- [Stated goal]: Write out again, exactly as they appear, the lines from the line with "Write the Chart.js code for this chart." through the line with "ctx = document.getElementById('chart_canvas').getContext('2d');". Do not include any pictures.

- [Input rows]:
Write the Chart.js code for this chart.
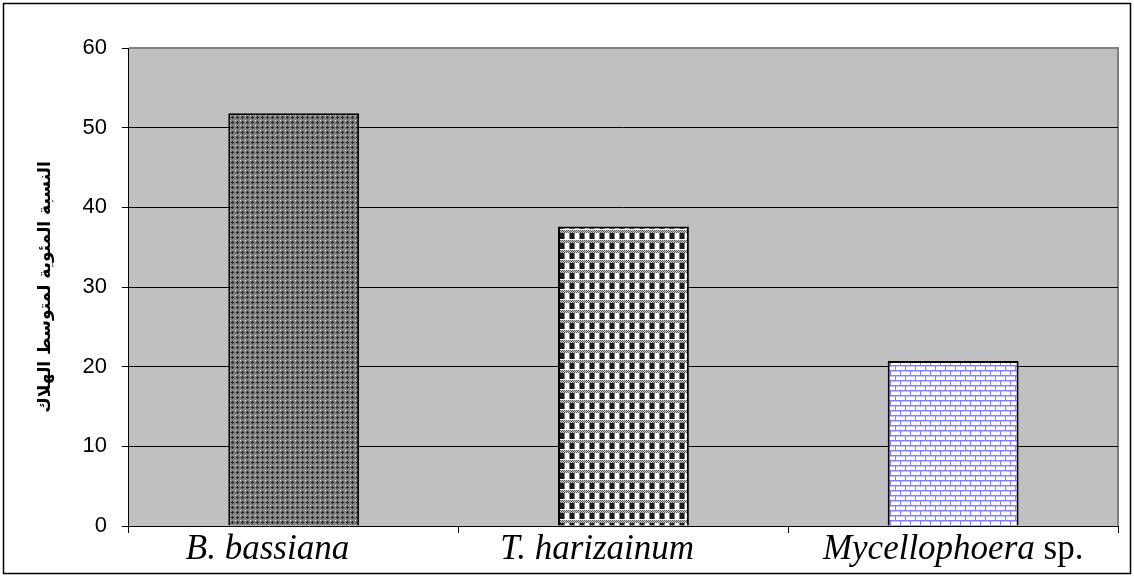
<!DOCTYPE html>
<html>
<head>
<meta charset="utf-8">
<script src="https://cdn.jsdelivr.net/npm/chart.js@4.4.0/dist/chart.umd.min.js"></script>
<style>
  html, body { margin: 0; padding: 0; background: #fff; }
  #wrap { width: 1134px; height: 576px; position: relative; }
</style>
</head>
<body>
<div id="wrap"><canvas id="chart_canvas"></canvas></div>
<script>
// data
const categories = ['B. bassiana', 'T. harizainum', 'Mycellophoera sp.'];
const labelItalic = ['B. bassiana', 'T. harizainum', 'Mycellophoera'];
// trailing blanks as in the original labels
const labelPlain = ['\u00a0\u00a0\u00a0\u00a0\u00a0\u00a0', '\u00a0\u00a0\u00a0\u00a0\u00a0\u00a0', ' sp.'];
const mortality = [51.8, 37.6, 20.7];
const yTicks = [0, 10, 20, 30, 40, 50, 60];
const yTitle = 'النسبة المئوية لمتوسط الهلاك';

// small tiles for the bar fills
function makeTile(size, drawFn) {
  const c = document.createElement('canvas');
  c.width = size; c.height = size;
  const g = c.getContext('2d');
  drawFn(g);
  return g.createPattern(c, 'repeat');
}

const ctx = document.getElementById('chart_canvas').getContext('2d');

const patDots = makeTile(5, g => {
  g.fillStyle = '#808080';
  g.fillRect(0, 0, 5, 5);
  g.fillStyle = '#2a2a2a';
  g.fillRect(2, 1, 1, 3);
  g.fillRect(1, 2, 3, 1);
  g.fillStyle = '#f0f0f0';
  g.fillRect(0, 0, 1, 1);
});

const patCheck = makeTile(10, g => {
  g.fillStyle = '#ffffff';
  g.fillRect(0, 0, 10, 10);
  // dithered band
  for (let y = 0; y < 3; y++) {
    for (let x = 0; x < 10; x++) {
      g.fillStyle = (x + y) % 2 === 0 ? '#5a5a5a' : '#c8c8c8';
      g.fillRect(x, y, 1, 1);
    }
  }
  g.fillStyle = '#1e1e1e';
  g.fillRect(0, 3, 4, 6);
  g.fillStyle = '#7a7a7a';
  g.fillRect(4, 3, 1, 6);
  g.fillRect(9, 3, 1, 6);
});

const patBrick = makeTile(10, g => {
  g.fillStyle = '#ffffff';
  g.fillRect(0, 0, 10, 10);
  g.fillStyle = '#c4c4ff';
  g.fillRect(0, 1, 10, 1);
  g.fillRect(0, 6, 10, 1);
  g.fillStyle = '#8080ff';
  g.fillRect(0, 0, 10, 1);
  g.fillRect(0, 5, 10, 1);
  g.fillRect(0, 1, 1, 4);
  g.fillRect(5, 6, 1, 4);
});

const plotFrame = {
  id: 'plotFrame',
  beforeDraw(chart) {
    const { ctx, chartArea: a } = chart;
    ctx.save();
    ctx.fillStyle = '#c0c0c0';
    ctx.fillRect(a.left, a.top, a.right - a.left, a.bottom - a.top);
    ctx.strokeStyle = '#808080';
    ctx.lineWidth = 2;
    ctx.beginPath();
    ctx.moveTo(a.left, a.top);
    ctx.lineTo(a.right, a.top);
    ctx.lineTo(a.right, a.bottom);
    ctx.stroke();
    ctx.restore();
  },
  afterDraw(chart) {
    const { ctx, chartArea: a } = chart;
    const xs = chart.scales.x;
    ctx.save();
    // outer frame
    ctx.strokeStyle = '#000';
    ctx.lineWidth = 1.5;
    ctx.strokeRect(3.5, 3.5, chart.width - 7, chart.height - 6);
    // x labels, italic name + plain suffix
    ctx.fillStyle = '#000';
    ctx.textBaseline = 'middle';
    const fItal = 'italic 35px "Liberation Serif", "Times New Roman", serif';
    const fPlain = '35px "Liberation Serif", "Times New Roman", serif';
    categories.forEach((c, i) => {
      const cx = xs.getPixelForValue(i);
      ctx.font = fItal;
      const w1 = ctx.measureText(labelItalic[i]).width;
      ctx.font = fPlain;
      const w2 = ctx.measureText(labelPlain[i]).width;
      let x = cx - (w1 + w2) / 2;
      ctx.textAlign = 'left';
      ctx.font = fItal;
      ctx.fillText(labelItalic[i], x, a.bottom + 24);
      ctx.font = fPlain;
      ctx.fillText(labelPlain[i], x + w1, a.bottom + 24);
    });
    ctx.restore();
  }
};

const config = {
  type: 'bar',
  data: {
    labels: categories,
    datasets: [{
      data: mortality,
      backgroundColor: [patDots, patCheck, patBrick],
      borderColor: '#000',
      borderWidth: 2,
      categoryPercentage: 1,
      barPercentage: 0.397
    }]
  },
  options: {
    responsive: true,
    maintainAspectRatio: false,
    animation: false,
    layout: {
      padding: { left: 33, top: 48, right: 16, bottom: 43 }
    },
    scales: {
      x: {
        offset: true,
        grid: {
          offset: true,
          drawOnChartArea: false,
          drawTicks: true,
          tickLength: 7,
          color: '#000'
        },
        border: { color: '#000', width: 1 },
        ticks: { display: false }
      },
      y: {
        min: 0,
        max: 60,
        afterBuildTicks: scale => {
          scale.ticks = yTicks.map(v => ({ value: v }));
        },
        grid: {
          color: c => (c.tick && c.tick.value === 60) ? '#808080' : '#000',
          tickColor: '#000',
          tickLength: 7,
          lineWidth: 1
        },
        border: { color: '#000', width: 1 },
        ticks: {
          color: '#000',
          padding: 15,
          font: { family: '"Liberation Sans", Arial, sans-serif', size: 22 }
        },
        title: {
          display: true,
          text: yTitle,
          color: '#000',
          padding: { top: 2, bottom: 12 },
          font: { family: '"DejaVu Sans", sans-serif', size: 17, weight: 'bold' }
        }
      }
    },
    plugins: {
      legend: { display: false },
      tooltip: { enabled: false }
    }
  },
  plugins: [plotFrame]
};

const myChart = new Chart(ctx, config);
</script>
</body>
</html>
--
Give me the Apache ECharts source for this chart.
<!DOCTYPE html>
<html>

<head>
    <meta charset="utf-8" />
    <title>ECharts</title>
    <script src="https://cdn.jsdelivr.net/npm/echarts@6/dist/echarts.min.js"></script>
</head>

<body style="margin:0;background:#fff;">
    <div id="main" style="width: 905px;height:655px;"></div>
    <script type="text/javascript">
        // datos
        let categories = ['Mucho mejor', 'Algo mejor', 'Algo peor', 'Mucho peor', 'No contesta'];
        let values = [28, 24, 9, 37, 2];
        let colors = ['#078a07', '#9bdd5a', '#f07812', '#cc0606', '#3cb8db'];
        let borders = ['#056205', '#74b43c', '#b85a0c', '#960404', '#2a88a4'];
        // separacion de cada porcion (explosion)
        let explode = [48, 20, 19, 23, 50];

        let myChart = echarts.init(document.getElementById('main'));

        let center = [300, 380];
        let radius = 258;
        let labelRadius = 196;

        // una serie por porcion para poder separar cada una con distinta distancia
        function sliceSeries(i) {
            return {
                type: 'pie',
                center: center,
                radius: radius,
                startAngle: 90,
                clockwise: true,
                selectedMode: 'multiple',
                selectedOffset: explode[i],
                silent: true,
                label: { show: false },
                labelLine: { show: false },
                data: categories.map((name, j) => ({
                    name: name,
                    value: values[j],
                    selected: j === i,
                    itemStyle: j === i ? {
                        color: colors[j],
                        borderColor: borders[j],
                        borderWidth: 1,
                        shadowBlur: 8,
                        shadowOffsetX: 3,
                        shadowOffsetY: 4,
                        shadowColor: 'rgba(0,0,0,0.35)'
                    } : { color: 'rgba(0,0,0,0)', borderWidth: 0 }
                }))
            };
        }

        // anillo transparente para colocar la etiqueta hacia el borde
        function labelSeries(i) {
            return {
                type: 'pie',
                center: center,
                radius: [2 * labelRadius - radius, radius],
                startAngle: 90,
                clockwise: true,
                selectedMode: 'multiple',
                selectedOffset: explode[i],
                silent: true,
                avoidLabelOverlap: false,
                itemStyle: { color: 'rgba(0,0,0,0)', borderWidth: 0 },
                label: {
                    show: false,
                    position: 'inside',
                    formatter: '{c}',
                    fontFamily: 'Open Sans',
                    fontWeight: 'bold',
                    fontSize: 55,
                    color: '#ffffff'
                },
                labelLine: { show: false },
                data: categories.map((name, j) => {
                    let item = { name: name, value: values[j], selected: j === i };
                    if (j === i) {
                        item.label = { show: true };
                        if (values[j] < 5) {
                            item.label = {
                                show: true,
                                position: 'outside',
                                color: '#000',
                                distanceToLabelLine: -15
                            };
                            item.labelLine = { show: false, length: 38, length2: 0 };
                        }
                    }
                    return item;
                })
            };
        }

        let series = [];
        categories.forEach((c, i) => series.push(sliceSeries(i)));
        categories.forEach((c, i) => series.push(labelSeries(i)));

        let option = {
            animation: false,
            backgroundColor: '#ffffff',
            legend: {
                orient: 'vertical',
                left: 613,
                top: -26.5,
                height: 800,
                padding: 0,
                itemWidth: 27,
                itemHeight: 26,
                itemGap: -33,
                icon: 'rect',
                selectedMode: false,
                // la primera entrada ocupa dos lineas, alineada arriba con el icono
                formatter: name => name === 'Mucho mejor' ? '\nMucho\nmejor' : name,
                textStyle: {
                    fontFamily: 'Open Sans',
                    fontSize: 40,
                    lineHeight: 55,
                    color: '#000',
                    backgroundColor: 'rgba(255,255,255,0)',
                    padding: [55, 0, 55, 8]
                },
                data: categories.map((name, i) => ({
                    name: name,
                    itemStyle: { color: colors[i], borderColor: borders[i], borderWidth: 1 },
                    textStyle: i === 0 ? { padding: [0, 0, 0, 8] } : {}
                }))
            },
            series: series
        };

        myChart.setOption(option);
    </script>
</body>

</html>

- [Exercise solution]:
Write the Chart.js code for this chart.
<!DOCTYPE html>
<html>
<head>
<meta charset="utf-8">
<script src="https://cdn.jsdelivr.net/npm/chart.js@4.4.0/dist/chart.umd.min.js"></script>
<style>
  html, body { margin: 0; padding: 0; background: #fff; }
  #wrap { width: 1134px; height: 576px; position: relative; }
</style>
</head>
<body>
<div id="wrap"><canvas id="chart_canvas"></canvas></div>
<script>
// data
const categories = ['B. bassiana', 'T. harizainum', 'Mycellophoera sp.'];
const labelItalic = ['B. bassiana', 'T. harizainum', 'Mycellophoera'];
// trailing blanks as in the original labels
const labelPlain = ['\u00a0\u00a0\u00a0\u00a0\u00a0\u00a0', '\u00a0\u00a0\u00a0\u00a0\u00a0\u00a0', ' sp.'];
const mortality = [51.8, 37.6, 20.7];
const yTicks = [0, 10, 20, 30, 40, 50, 60];
const yTitle = 'النسبة المئوية لمتوسط الهلاك';

// small tiles for the bar fills
function makeTile(size, drawFn) {
  const c = document.createElement('canvas');
  c.width = size; c.height = size;
  const g = c.getContext('2d');
  drawFn(g);
  return g.createPattern(c, 'repeat');
}

const ctx = document.getElementById('chart_canvas').getContext('2d');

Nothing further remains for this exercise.